## Start Data lines

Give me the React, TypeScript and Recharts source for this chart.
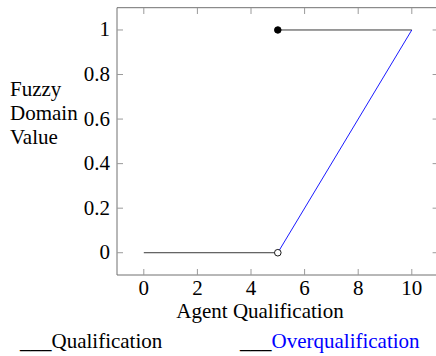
import React from "react"
import {
  ComposedChart,
  Line,
  Scatter,
  XAxis,
  YAxis,
} from "recharts"

// chart values
const xTicks = [0, 2, 4, 6, 8, 10]
const yTicks = [0, 0.2, 0.4, 0.6, 0.8, 1]
const qualLowX = [0, 5]
const qualLowY = [0, 0]
const qualHighX = [5, 10]
const qualHighY = [1, 1]
const overX = [5, 10]
const overY = [0, 1]
const filledDot = [{ x: 5, y: 1 }]
const openDot = [{ x: 5, y: 0 }]
const seriesNames = ["Qualification", "Overqualification"]
const seriesColors = ["#000", "#0000ff"]

const toPoints = (xs: number[], ys: number[]) => xs.map((x, i) => ({ x, y: ys[i] }))

const FONT = "'Liberation Serif', serif"
const FRAME = "#707070"
const TICK = "#9a9a9a"

// eslint-disable-next-line @typescript-eslint/no-explicit-any
function BottomTick({ x, y, payload }: any) {
  return (
    <g>
      <line x1={x} x2={x} y1={y} y2={y - 6} stroke={TICK} />
      <line x1={x} x2={x} y1={8} y2={14} stroke={TICK} />
      <text x={x} y={y + 20} textAnchor="middle" fontFamily={FONT} fontSize={21} fill="#000">
        {payload.value}
      </text>
    </g>
  )
}

// eslint-disable-next-line @typescript-eslint/no-explicit-any
function LeftTick({ x, y, payload }: any) {
  return (
    <g>
      <line x1={x} x2={x + 6} y1={y} y2={y} stroke={TICK} />
      <line x1={438.6} x2={432.6} y1={y} y2={y} stroke={TICK} />
      <text x={x - 7} y={y + 6.5} textAnchor="end" fontFamily={FONT} fontSize={21} fill="#000">
        {payload.value}
      </text>
    </g>
  )
}

// axis title plus the legend row beneath it
// eslint-disable-next-line @typescript-eslint/no-explicit-any
function XLabel({ viewBox }: any) {
  const starts = [20, 240]
  return (
    <g fontFamily={FONT} fontSize={21}>
      <line x1={viewBox.x} x2={viewBox.x + viewBox.width} y1={7.7} y2={7.7} stroke={FRAME} />
      <text x={viewBox.x + 143} y={viewBox.y + 43} textAnchor="middle" fill="#000">
        Agent Qualification
      </text>
      {seriesNames.map((name, i) => (
        <text key={name} x={starts[i]} y={viewBox.y + 73} fill={seriesColors[i]}>
          <tspan fill="#000">___</tspan>
          {name}
        </text>
      ))}
    </g>
  )
}

// eslint-disable-next-line @typescript-eslint/no-explicit-any
function YLabel({ viewBox }: any) {
  const lines = ["Fuzzy", "Domain", "Value"]
  return (
    <text fontFamily={FONT} fontSize={21} fill="#000">
      {lines.map((l, i) => (
        <tspan key={l} x={viewBox.x + 10} y={viewBox.y + 88 + i * 24}>
          {l}
        </tspan>
      ))}
    </text>
  )
}

// eslint-disable-next-line @typescript-eslint/no-explicit-any
const dotShape = (fill: string) => ({ cx, cy }: any) => (
  <circle cx={cx} cy={cy} r={3.3} fill={fill} stroke="#000" strokeWidth={0.9} />
)

export default function App() {
  return (
    <div style={{ position: "absolute", left: 0, top: 0, width: 436, height: 356, overflow: "hidden", background: "#fff" }}>
      <ComposedChart width={445} height={356} margin={{ top: 7.7, right: 6.4, left: 0, bottom: 0 }}>
        <XAxis
          dataKey="x"
          type="number"
          domain={[-1, 11]}
          ticks={xTicks}
          allowDataOverflow
          height={81}
          tickSize={0}
          tickMargin={0}
          tickLine={false}
          axisLine={{ stroke: FRAME }}
          tick={<BottomTick />}
          label={<XLabel />}
        />
        <YAxis
          dataKey="y"
          type="number"
          domain={[-0.1, 1.1]}
          ticks={yTicks}
          allowDataOverflow
          width={117}
          tickSize={0}
          tickMargin={0}
          tickLine={false}
          axisLine={{ stroke: FRAME }}
          tick={<LeftTick />}
          label={<YLabel />}
        />
        <Line
          data={toPoints(qualLowX, qualLowY)}
          dataKey="y"
          stroke="#222"
          strokeWidth={0.9}
          dot={false}
          activeDot={false}
          isAnimationActive={false}
        />
        <Line
          data={toPoints(qualHighX, qualHighY)}
          dataKey="y"
          stroke="#222"
          strokeWidth={0.9}
          dot={false}
          activeDot={false}
          isAnimationActive={false}
        />
        <Line
          data={toPoints(overX, overY)}
          dataKey="y"
          stroke="#0000ff"
          strokeWidth={0.9}
          dot={false}
          activeDot={false}
          isAnimationActive={false}
        />
        <Scatter data={filledDot} dataKey="y" shape={dotShape("#000")} isAnimationActive={false} />
        <Scatter data={openDot} dataKey="y" shape={dotShape("#fff")} isAnimationActive={false} />
      </ComposedChart>
    </div>
  )
}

## End Data lines

Task details – Every line of the data should be copied as it stands, without the images.

Result below –
Give me the React, TypeScript and Recharts source for this chart.
import React from "react"
import {
  ComposedChart,
  Line,
  Scatter,
  XAxis,
  YAxis,
} from "recharts"

// chart values
const xTicks = [0, 2, 4, 6, 8, 10]
const yTicks = [0, 0.2, 0.4, 0.6, 0.8, 1]
const qualLowX = [0, 5]
const qualLowY = [0, 0]
const qualHighX = [5, 10]
const qualHighY = [1, 1]
const overX = [5, 10]
const overY = [0, 1]
const filledDot = [{ x: 5, y: 1 }]
const openDot = [{ x: 5, y: 0 }]
const seriesNames = ["Qualification", "Overqualification"]
const seriesColors = ["#000", "#0000ff"]

const toPoints = (xs: number[], ys: number[]) => xs.map((x, i) => ({ x, y: ys[i] }))

const FONT = "'Liberation Serif', serif"
const FRAME = "#707070"
const TICK = "#9a9a9a"

// eslint-disable-next-line @typescript-eslint/no-explicit-any
function BottomTick({ x, y, payload }: any) {
  return (
    <g>
      <line x1={x} x2={x} y1={y} y2={y - 6} stroke={TICK} />
      <line x1={x} x2={x} y1={8} y2={14} stroke={TICK} />
      <text x={x} y={y + 20} textAnchor="middle" fontFamily={FONT} fontSize={21} fill="#000">
        {payload.value}
      </text>
    </g>
  )
}

// eslint-disable-next-line @typescript-eslint/no-explicit-any
function LeftTick({ x, y, payload }: any) {
  return (
    <g>
      <line x1={x} x2={x + 6} y1={y} y2={y} stroke={TICK} />
      <line x1={438.6} x2={432.6} y1={y} y2={y} stroke={TICK} />
      <text x={x - 7} y={y + 6.5} textAnchor="end" fontFamily={FONT} fontSize={21} fill="#000">
        {payload.value}
      </text>
    </g>
  )
}

// axis title plus the legend row beneath it
// eslint-disable-next-line @typescript-eslint/no-explicit-any
function XLabel({ viewBox }: any) {
  const starts = [20, 240]
  return (
    <g fontFamily={FONT} fontSize={21}>
      <line x1={viewBox.x} x2={viewBox.x + viewBox.width} y1={7.7} y2={7.7} stroke={FRAME} />
      <text x={viewBox.x + 143} y={viewBox.y + 43} textAnchor="middle" fill="#000">
        Agent Qualification
      </text>
      {seriesNames.map((name, i) => (
        <text key={name} x={starts[i]} y={viewBox.y + 73} fill={seriesColors[i]}>
          <tspan fill="#000">___</tspan>
          {name}
        </text>
      ))}
    </g>
  )
}

// eslint-disable-next-line @typescript-eslint/no-explicit-any
function YLabel({ viewBox }: any) {
  const lines = ["Fuzzy", "Domain", "Value"]
  return (
    <text fontFamily={FONT} fontSize={21} fill="#000">
      {lines.map((l, i) => (
        <tspan key={l} x={viewBox.x + 10} y={viewBox.y + 88 + i * 24}>
          {l}
        </tspan>
      ))}
    </text>
  )
}

// eslint-disable-next-line @typescript-eslint/no-explicit-any
const dotShape = (fill: string) => ({ cx, cy }: any) => (
  <circle cx={cx} cy={cy} r={3.3} fill={fill} stroke="#000" strokeWidth={0.9} />
)

export default function App() {
  return (
    <div style={{ position: "absolute", left: 0, top: 0, width: 436, height: 356, overflow: "hidden", background: "#fff" }}>
      <ComposedChart width={445} height={356} margin={{ top: 7.7, right: 6.4, left: 0, bottom: 0 }}>
        <XAxis
          dataKey="x"
          type="number"
          domain={[-1, 11]}
          ticks={xTicks}
          allowDataOverflow
          height={81}
          tickSize={0}
          tickMargin={0}
          tickLine={false}
          axisLine={{ stroke: FRAME }}
          tick={<BottomTick />}
          label={<XLabel />}
        />
        <YAxis
          dataKey="y"
          type="number"
          domain={[-0.1, 1.1]}
          ticks={yTicks}
          allowDataOverflow
          width={117}
          tickSize={0}
          tickMargin={0}
          tickLine={false}
          axisLine={{ stroke: FRAME }}
          tick={<LeftTick />}
          label={<YLabel />}
        />
        <Line
          data={toPoints(qualLowX, qualLowY)}
          dataKey="y"
          stroke="#222"
          strokeWidth={0.9}
          dot={false}
          activeDot={false}
          isAnimationActive={false}
        />
        <Line
          data={toPoints(qualHighX, qualHighY)}
          dataKey="y"
          stroke="#222"
          strokeWidth={0.9}
          dot={false}
          activeDot={false}
          isAnimationActive={false}
        />
        <Line
          data={toPoints(overX, overY)}
          dataKey="y"
          stroke="#0000ff"
          strokeWidth={0.9}
          dot={false}
          activeDot={false}
          isAnimationActive={false}
        />
        <Scatter data={filledDot} dataKey="y" shape={dotShape("#000")} isAnimationActive={false} />
        <Scatter data={openDot} dataKey="y" shape={dotShape("#fff")} isAnimationActive={false} />
      </ComposedChart>
    </div>
  )
}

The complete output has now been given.